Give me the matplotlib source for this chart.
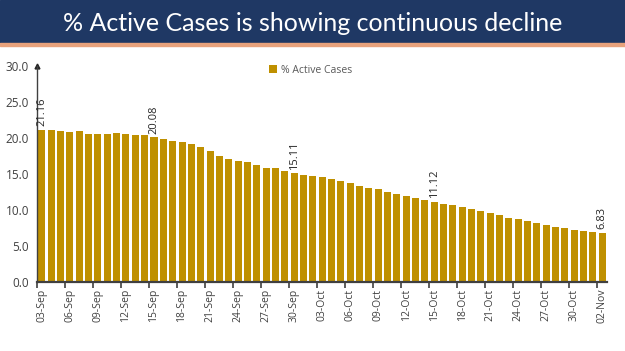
...
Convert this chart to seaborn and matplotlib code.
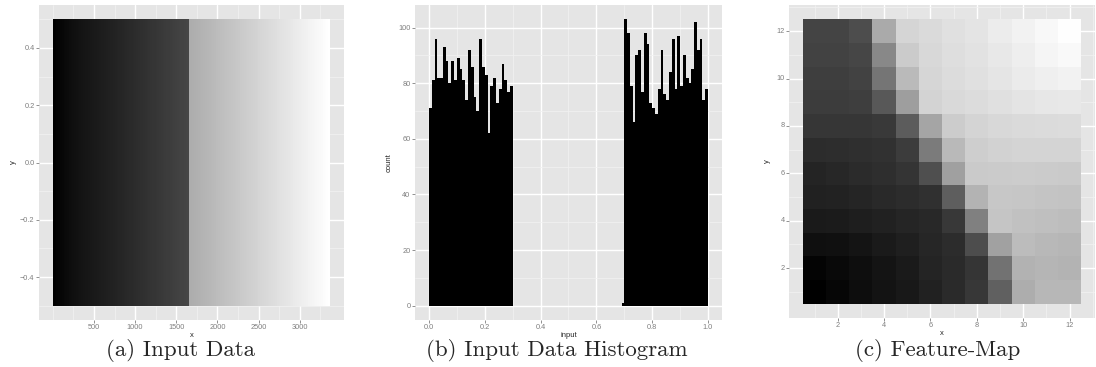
---
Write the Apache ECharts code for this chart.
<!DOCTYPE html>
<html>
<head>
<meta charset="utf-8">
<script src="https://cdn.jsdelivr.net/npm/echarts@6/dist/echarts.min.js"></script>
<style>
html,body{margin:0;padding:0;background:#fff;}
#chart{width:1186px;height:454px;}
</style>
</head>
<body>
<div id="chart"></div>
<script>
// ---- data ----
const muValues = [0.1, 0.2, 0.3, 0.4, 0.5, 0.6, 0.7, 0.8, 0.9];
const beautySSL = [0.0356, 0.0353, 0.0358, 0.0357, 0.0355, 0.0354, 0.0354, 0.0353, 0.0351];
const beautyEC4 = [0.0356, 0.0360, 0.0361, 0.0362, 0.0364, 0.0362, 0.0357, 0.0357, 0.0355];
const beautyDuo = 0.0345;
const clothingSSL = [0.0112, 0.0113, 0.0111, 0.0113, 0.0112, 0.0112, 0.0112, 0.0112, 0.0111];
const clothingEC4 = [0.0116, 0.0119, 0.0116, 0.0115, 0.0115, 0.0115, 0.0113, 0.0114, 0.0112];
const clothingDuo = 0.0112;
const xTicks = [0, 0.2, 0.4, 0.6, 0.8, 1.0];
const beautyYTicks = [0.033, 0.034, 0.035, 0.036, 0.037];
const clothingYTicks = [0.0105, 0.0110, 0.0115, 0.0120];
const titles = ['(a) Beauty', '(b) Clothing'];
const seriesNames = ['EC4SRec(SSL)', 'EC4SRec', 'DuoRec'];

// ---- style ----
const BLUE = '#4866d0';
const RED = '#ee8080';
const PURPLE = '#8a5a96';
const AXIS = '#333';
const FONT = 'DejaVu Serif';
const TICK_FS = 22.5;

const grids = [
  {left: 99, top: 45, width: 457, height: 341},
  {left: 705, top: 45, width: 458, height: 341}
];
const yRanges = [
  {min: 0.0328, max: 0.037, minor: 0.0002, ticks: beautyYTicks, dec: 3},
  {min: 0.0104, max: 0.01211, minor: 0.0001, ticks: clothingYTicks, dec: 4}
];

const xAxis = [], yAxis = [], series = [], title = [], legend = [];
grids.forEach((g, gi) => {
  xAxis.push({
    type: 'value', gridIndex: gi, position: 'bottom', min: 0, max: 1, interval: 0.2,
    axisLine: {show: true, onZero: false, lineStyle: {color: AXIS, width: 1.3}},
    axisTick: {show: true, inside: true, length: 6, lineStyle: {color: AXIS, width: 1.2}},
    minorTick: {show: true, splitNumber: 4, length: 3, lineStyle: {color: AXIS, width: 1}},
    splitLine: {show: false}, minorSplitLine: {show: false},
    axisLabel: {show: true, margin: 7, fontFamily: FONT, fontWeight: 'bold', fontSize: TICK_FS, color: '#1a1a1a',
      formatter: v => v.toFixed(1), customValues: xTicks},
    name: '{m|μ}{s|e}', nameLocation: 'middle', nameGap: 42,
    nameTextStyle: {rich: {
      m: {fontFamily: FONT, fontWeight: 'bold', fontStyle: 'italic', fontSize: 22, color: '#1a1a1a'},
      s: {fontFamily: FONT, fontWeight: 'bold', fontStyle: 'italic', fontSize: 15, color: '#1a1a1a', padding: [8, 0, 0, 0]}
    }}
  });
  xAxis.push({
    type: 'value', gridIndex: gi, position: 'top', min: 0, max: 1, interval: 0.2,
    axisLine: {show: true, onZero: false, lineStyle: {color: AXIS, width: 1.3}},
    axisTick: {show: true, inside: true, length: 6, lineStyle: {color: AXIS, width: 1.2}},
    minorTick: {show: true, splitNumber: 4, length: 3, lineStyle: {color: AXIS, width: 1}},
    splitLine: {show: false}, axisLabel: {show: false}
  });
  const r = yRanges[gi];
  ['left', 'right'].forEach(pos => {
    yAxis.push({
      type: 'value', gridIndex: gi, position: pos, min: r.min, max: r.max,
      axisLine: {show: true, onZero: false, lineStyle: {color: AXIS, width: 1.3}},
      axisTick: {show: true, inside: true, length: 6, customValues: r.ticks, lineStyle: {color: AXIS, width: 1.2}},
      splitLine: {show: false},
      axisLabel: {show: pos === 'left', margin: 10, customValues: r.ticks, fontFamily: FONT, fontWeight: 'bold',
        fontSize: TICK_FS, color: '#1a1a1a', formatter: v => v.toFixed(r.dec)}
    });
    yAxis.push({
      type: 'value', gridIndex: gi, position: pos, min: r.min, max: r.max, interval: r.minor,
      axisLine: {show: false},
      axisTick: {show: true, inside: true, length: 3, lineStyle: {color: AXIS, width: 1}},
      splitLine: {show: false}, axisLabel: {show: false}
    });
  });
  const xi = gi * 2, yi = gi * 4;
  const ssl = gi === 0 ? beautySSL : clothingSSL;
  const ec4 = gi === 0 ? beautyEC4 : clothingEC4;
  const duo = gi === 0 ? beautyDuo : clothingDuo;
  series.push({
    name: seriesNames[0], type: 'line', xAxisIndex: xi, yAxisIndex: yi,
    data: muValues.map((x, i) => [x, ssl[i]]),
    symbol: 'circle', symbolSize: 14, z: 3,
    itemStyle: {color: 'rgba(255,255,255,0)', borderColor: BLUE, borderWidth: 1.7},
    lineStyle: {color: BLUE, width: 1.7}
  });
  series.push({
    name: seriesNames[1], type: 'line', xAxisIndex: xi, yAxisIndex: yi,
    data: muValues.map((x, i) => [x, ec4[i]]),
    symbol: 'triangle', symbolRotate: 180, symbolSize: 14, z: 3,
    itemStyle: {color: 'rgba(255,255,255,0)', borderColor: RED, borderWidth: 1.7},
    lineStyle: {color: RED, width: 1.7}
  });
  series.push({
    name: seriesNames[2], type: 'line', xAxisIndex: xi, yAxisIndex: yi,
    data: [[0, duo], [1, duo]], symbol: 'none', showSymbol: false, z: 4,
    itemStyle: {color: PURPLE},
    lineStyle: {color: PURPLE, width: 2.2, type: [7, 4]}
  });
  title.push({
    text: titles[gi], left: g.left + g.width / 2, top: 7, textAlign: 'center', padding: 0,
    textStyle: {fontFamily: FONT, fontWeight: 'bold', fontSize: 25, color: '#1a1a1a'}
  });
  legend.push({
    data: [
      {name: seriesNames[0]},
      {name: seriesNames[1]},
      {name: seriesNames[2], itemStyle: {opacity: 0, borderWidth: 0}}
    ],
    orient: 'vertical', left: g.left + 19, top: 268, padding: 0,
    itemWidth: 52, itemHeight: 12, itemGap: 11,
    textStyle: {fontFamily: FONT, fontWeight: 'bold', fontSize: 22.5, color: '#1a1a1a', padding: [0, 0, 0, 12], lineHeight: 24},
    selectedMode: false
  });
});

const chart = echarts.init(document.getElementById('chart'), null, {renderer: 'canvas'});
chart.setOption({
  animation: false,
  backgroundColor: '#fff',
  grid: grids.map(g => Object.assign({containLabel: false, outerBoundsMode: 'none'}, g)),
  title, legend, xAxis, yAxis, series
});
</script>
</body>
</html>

__Requirement__: Each line above that includes "code" counts once; state the total and nothing more.

__Response to this exercise__: 2